Suarez admits he sees it as part of his job to wind up opponents: "picardia" -- a term that doesn't translate directly but means a combination of streetwiseness, cunning, smartness and feistiness -- is central to the Uruguayan notion of football, while those who know him speak of a very different character off the pitch to that seen on it. In interviews -- and he has done several recently as he looks to rebuild his reputation -- Suarez always seems relaxed, self-aware, keen to joke.
He has even suggested he is trying to calm down, something he attributes to the influence of his wife, Sofia.
"She's my biggest critic, she always comes to watch me," he said in yesterday's Sunday Times. "She asks what I'm doing, why am I arguing with the referee. 'All you've done today is turn up to shout at people, why don't you concentrate on playing football?' If I don't, they [Sofia and his daughter, Delfina] won't come and watch me anymore. These are things my wife has picked up on and so has everyone else, so it has made me think."
Perhaps not enough. Realistically, there is little chance of Liverpool selling Suarez because of this. He remains essential to the way they play and is the Premier League's top scorer this season. Football clubs are essentially pragmatic institutions in which on-pitch performance outweighs almost everything else: Jermain Defoe bit Javier Mascherano in 2005, while Eric Cantona was rehabilitated after kicking a fan. Paradoxically, if the bite puts off potential buyers it may have made Suarez, who has a contract till 2017 and has insisted he is happy to stay, more likely to remain at the club.

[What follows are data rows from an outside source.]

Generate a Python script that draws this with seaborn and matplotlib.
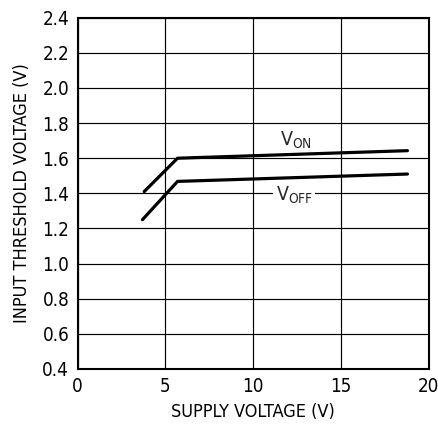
import matplotlib
matplotlib.use("Agg")
import matplotlib.pyplot as plt
from matplotlib import font_manager
import seaborn as sns
import pandas as pd

# Input threshold voltage vs supply voltage
supply_on = [3.8, 5.7, 18.8]
v_on = [1.41, 1.60, 1.643]
supply_off = [3.7, 5.7, 18.8]
v_off = [1.25, 1.468, 1.51]

x_ticks = [0, 5, 10, 15, 20]
y_ticks = [0.4, 0.6, 0.8, 1.0, 1.2, 1.4, 1.6, 1.8, 2.0, 2.2, 2.4]

df = pd.concat([
    pd.DataFrame({"supply": supply_on, "threshold": v_on, "curve": "on"}),
    pd.DataFrame({"supply": supply_off, "threshold": v_off, "curve": "off"}),
])

sns.set_theme(style="white")
names = {f.name for f in font_manager.fontManager.ttflist}
family = "Liberation Sans Narrow" if "Liberation Sans Narrow" in names else "DejaVu Sans"
plt.rcParams["font.family"] = [family, "DejaVu Sans"]
plt.rcParams["font.stretch"] = "condensed"
plt.rcParams["mathtext.fontset"] = "custom"
plt.rcParams["mathtext.rm"] = "DejaVu Sans:stretch=condensed"

fig = plt.figure(figsize=(4.38, 4.24), dpi=100)
ax = fig.add_axes([77.5 / 438, 1 - 369 / 424, 351 / 438, 351.3 / 424])

sns.lineplot(data=df, x="supply", y="threshold", units="curve", estimator=None,
             color="black", linewidth=2.3, sort=False, ax=ax, legend=False)

ax.set_xlim(0, 20)
ax.set_ylim(0.4, 2.4)
ax.set_xticks(x_ticks)
ax.set_yticks(y_ticks)
ax.set_xticklabels([str(t) for t in x_ticks], fontsize=13.5)
ax.set_yticklabels([f"{t:.1f}" for t in y_ticks], fontsize=13.5)
ax.grid(True, color="black", linewidth=0.85)
ax.set_axisbelow(True)
for s in ax.spines.values():
    s.set_color("black")
    s.set_linewidth(1.5)
ax.tick_params(axis="both", length=0, pad=6, colors="black")
ax.set_xlabel("SUPPLY VOLTAGE (V)", fontsize=13, color="black", labelpad=5)
ax.set_ylabel("INPUT THRESHOLD VOLTAGE (V)", fontsize=13, color="black", labelpad=8)

ax.text(12.45, 1.70, r"V$_{\mathregular{ON}}$", fontsize=14, ha="center", va="center")
ax.text(12.35, 1.39, r"V$_{\mathregular{OFF}}$", fontsize=14, ha="center", va="center",
        bbox=dict(facecolor="white", edgecolor="none", pad=1.5))

fig.savefig("out.png", dpi=100)
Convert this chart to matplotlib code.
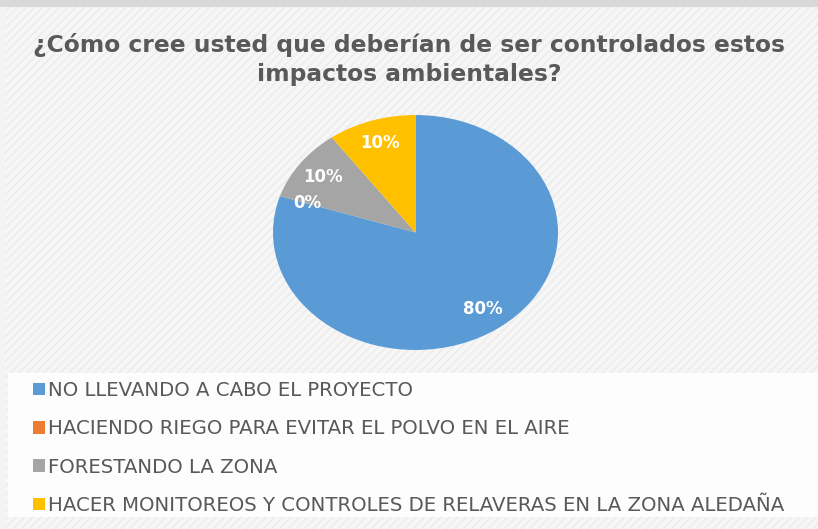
import matplotlib.pyplot as plt
from matplotlib.patches import Rectangle

title = "¿Cómo cree usted que deberían de ser controlados estos\nimpactos ambientales?"
labels = ["NO LLEVANDO A CABO EL PROYECTO",
          "HACIENDO RIEGO PARA EVITAR EL POLVO EN EL AIRE",
          "FORESTANDO LA ZONA",
          "HACER MONITOREOS Y CONTROLES DE RELAVERAS EN LA ZONA ALEDAÑA"]
values = [80, 0, 10, 10]
colors = ["#5b9bd5", "#ed7d31", "#a5a5a5", "#ffc000"]

fig = plt.figure(figsize=(8.18, 5.29), dpi=100, facecolor="#f4f4f4")

# hatched background, top band, white legend area
fig.patches.append(Rectangle((0.006, 0), 0.994, 0.987, transform=fig.transFigure,
                             facecolor="#f6f6f6", edgecolor="#ebebeb", hatch="////",
                             linewidth=0, zorder=-10))
fig.patches.append(Rectangle((0, 0.987), 1, 0.013, transform=fig.transFigure,
                             facecolor="#d9d9d9", linewidth=0, zorder=-9))
fig.patches.append(Rectangle((8 / 818, 12 / 529), 1, 144 / 529, transform=fig.transFigure,
                             facecolor="#fdfdfd", linewidth=0, zorder=-8))

fig.text(0.5, 0.888, title, ha="center", va="center", fontsize=16.8, fontweight="bold",
         color="#595959", linespacing=1.33)

ax = fig.add_axes([273 / 818, 179 / 529, 285 / 818, 235 / 529])
wedges, texts, autotexts = ax.pie(values, colors=colors, startangle=90, counterclock=False,
                                  autopct="%1.0f%%", pctdistance=0.8,
                                  textprops=dict(color="white", fontsize=12, fontweight="bold"))
ax.set_aspect("auto")
ax.set_xlim(-1, 1)
ax.set_ylim(-1, 1)

leg = fig.legend(wedges, labels, loc="upper left", bbox_to_anchor=(29 / 818, 1 - 377 / 529),
                 frameon=False, fontsize=14.2, labelcolor="#595959",
                 handlelength=0.6, handleheight=0.6, handletextpad=0.15,
                 labelspacing=0.98, borderpad=0.2, borderaxespad=0)

fig.savefig("out.png", dpi=100, facecolor=fig.get_facecolor())
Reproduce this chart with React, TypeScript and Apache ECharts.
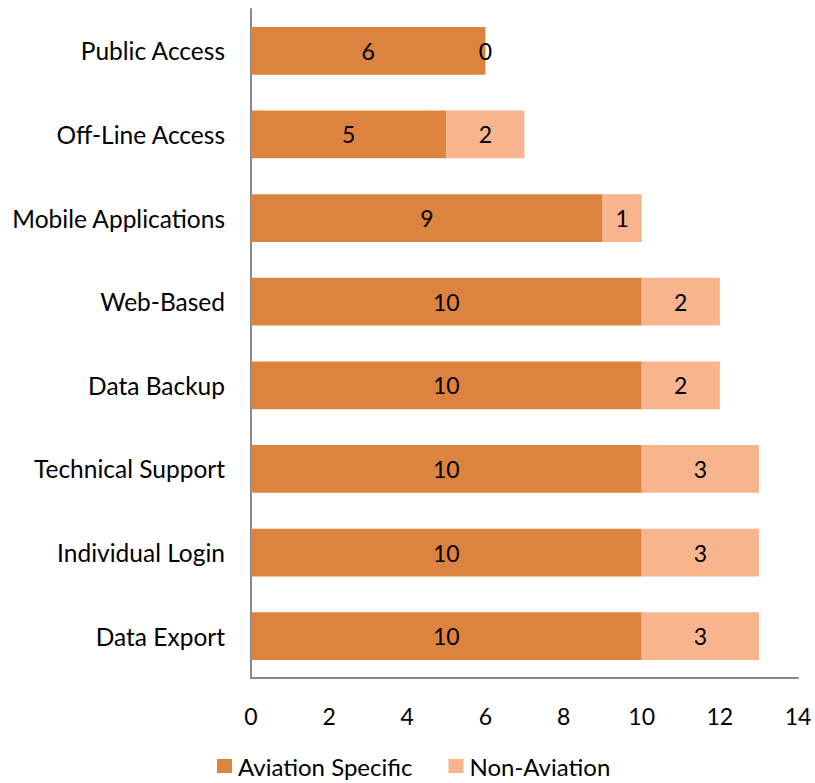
import React, { useEffect, useRef } from "react";
import * as echarts from "echarts";

const categories = [
  "Public Access",
  "Off-Line Access",
  "Mobile Applications",
  "Web-Based",
  "Data Backup",
  "Technical Support",
  "Individual Login",
  "Data Export",
];
const aviationSpecific = [6, 5, 9, 10, 10, 10, 10, 10];
const nonAviation = [0, 2, 1, 2, 2, 3, 3, 3];
const seriesNames = ["Aviation Specific", "Non-Aviation"];

const FONT = "Lato, 'Open Sans', sans-serif";

export default function App() {
  const ref = useRef<HTMLDivElement>(null);
  useEffect(() => {
    document.body.style.margin = "0";
    document.body.style.overflow = "hidden";
    if (!ref.current) return;
    const chart = echarts.init(ref.current, undefined, { renderer: "svg" });
    const label = {
      show: true,
      position: "inside",
      color: "#000",
      fontSize: 23,
      fontFamily: FONT,
    };
    chart.setOption({
      animation: false,
      textStyle: { fontFamily: FONT },
      grid: { left: 251, right: 17, top: 9, bottom: 105, containLabel: false },
      legend: {
        top: 749,
        left: 212,
        padding: 5,
        itemWidth: 15,
        itemHeight: 14,
        itemGap: 36,
        icon: "rect",
        textStyle: { fontSize: 24, color: "#000", fontFamily: FONT, padding: [0, 0, 0, 1] },
        data: seriesNames,
      },
      xAxis: {
        type: "value",
        min: 0,
        max: 14,
        interval: 2,
        axisLine: { show: true, lineStyle: { color: "#898989", width: 2 } },
        axisTick: { show: false },
        splitLine: { show: false },
        axisLabel: { color: "#000", fontSize: 23, margin: 26, fontFamily: FONT },
      },
      yAxis: {
        type: "category",
        inverse: true,
        data: categories,
        axisLine: { show: true, lineStyle: { color: "#898989", width: 2 } },
        axisTick: { show: false },
        axisLabel: { color: "#000", fontSize: 24.5, margin: 26, fontFamily: FONT },
      },
      series: [
        {
          name: seriesNames[0],
          type: "bar",
          stack: "total",
          data: aviationSpecific,
          barCategoryGap: "43%",
          itemStyle: { color: "#DC843F" },
          label,
        },
        {
          name: seriesNames[1],
          type: "bar",
          stack: "total",
          data: nonAviation,
          barCategoryGap: "43%",
          itemStyle: { color: "#F8B48D" },
          label,
        },
      ],
    });
    return () => chart.dispose();
  }, []);
  return <div ref={ref} style={{ width: 815, height: 783 }} />;
}
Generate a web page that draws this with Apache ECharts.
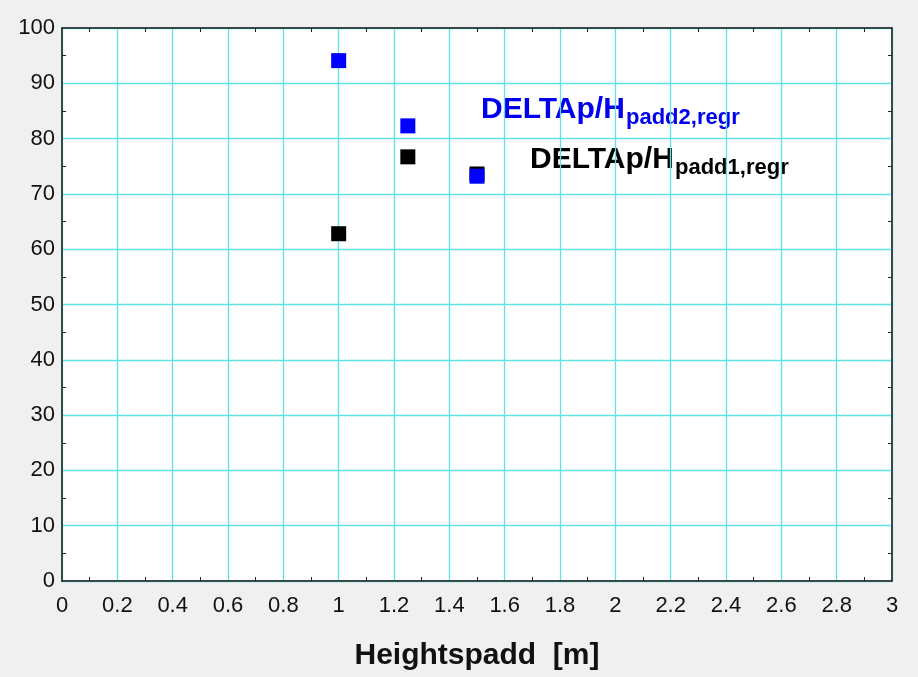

But that still leaves the conundrum of the player himself. As well as the cross and the bite, he also conceded a penalty with a needless handball and then headed the injury-time equalizer. He is a brilliant footballer who can be a liability. The good outweighs the bad, but the question really is why the bad so regularly intrudes. It seems, unfortunately, just to be part of Suarez's character, perhaps even a strand in the intensity that makes him great.